Notably, a comparative analysis reveals that cavity QED and quantum dot–based platforms today lead in photon purity and indistinguishability, while solid-state and circuit QED sources excel in integration and programmability. Defect-based and fiber-cavity quantum memory approaches offer promise in noise reduction and temporal multiplexing, pointing toward future deterministic sources with even greater reliability and scalability.
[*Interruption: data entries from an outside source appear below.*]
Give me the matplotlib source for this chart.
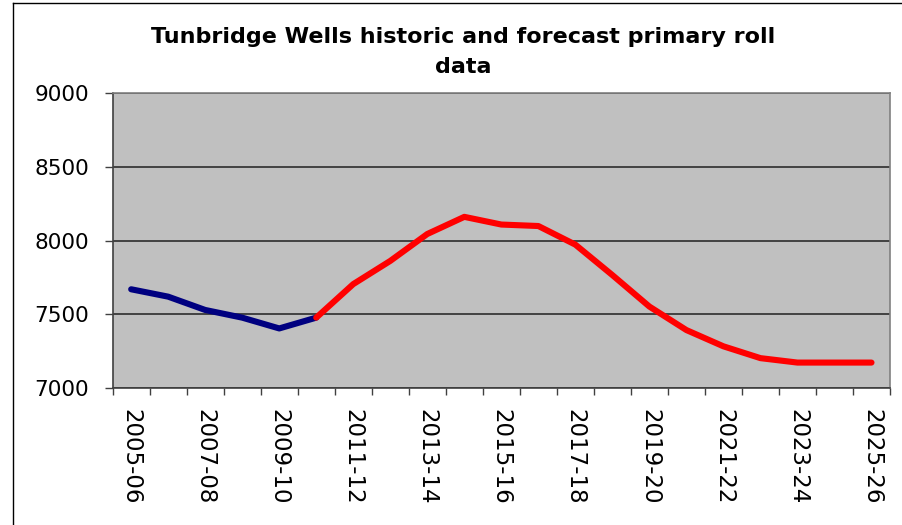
import numpy as np
import matplotlib
matplotlib.use("Agg")
import matplotlib.pyplot as plt
from matplotlib.lines import Line2D

# school years on the category axis
years = ["2005-06", "2006-07", "2007-08", "2008-09", "2009-10", "2010-11",
         "2011-12", "2012-13", "2013-14", "2014-15", "2015-16", "2016-17",
         "2017-18", "2018-19", "2019-20", "2020-21", "2021-22", "2022-23",
         "2023-24", "2024-25", "2025-26"]

# actual rolls up to 2010-11, forecast from 2010-11 onwards
historic = [7670, 7620, 7530, 7478, 7405, 7478]
forecast = [7478, 7705, 7862, 8044, 8160, 8108, 8098, 7972, 7766, 7553,
            7394, 7284, 7204, 7174, 7174, 7174]

fig = plt.figure(figsize=(9.02, 5.25), dpi=100)
ax = fig.add_axes([0.1249, 0.2604, 0.9867 - 0.1249, 0.8234 - 0.2604])
ax.set_facecolor("#C0C0C0")

x_hist = np.arange(len(historic))
x_fore = np.arange(len(historic) - 1, len(historic) - 1 + len(forecast))
ax.plot(x_hist, historic, color="#000080", lw=4.4, solid_capstyle="round",
        solid_joinstyle="round", zorder=3)
ax.plot(x_fore, forecast, color="#FF0000", lw=4.4, solid_capstyle="round",
        solid_joinstyle="round", zorder=4)

ax.set_xlim(-0.5, len(years) - 0.5)
ax.set_ylim(7000, 9000)
ax.set_yticks([7000, 7500, 8000, 8500, 9000])
ax.yaxis.grid(True, color="#202020", lw=1.1)
ax.set_axisbelow(True)

# ticks sit on the category boundaries, labels on every other category
ax.set_xticks(np.arange(len(years) + 1) - 0.5)
ax.set_xticklabels([])
ax.set_xticks(np.arange(0, len(years), 2), minor=True)
ax.set_xticklabels(years[::2], minor=True, rotation=270, fontsize=16.5)
ax.tick_params(axis="x", which="minor", length=0, pad=15)
ax.tick_params(axis="x", which="major", length=5, width=1, color="#404040")
ax.tick_params(axis="y", length=6, width=1, color="#404040", pad=11,
               labelsize=15.5)

for side in ["top", "right"]:
    ax.spines[side].set_color("#808080")
    ax.spines[side].set_linewidth(1.2)
for side in ["left", "bottom"]:
    ax.spines[side].set_color("#404040")
    ax.spines[side].set_linewidth(1.2)

fig.text(463 / 902, 1 - 73 / 525,
         "Tunbridge Wells historic and forecast primary roll\ndata",
         ha="center", va="baseline", fontsize=16, fontweight="bold",
         linespacing=1.65)

# chart frame edges
fig.add_artist(Line2D([13 / 902, 1], [1 - 3 / 525, 1 - 3 / 525],
                      transform=fig.transFigure, color="black", lw=1.0))
fig.add_artist(Line2D([13 / 902, 13 / 902], [0, 1 - 3 / 525],
                      transform=fig.transFigure, color="black", lw=1.0))

fig.savefig("out.png", dpi=100)
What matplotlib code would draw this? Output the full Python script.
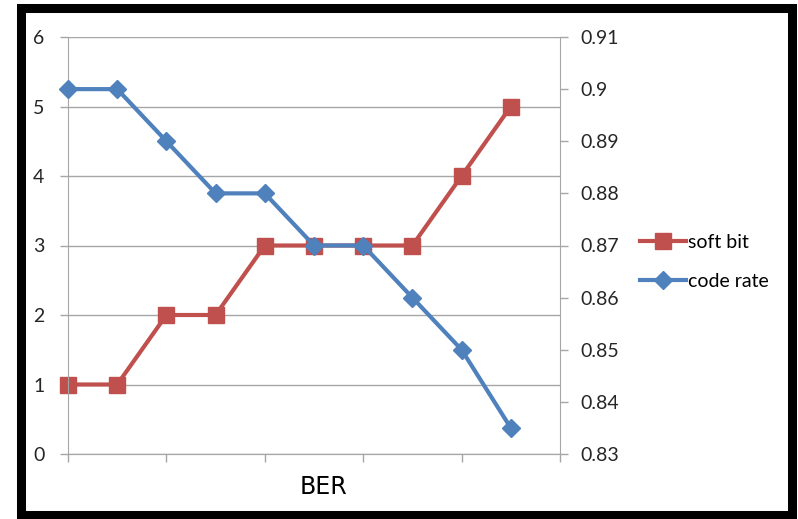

7. Summary Table of Representative Deterministic Photon Source Approaches
Approach | Key Metric(s) Achieved | Reference |
---|---|---|
Double-Raman, atom–cavity system | Near-unit pulse efficiency | (1005.0071) |
QD, two-photon resonant excitation | Rabi-oscillating pair emission | (1211.2613) |
Multiplexed SPDC/FWM | SNR = 100, quasi-determinism | (Francis-Jones et al., 2014) |
Quantum dot + pillar microcavity | η = 49%, I = 94–98% | (He et al., 2016) |
Dipole-coupled solid-state defects | Fidelity, efficiency tuned | (Wang et al., 2020) |
SiN PIC + deterministic QD | g2(0) = 0.008, I = 94% | (Wang et al., 2023) |
Fiber-cavity quantum memory | g2 = 0.068, 80% efficiency | (Bustard et al., 31 Jan 2024) |
Each of these strategies demonstrates progress toward the realization of scalable, high-fidelity, and on-demand photon sources. The convergence of deterministic emission, high indistinguishability, scalability, and system-level integration is shaping the landscape toward practical deployment in quantum information platforms.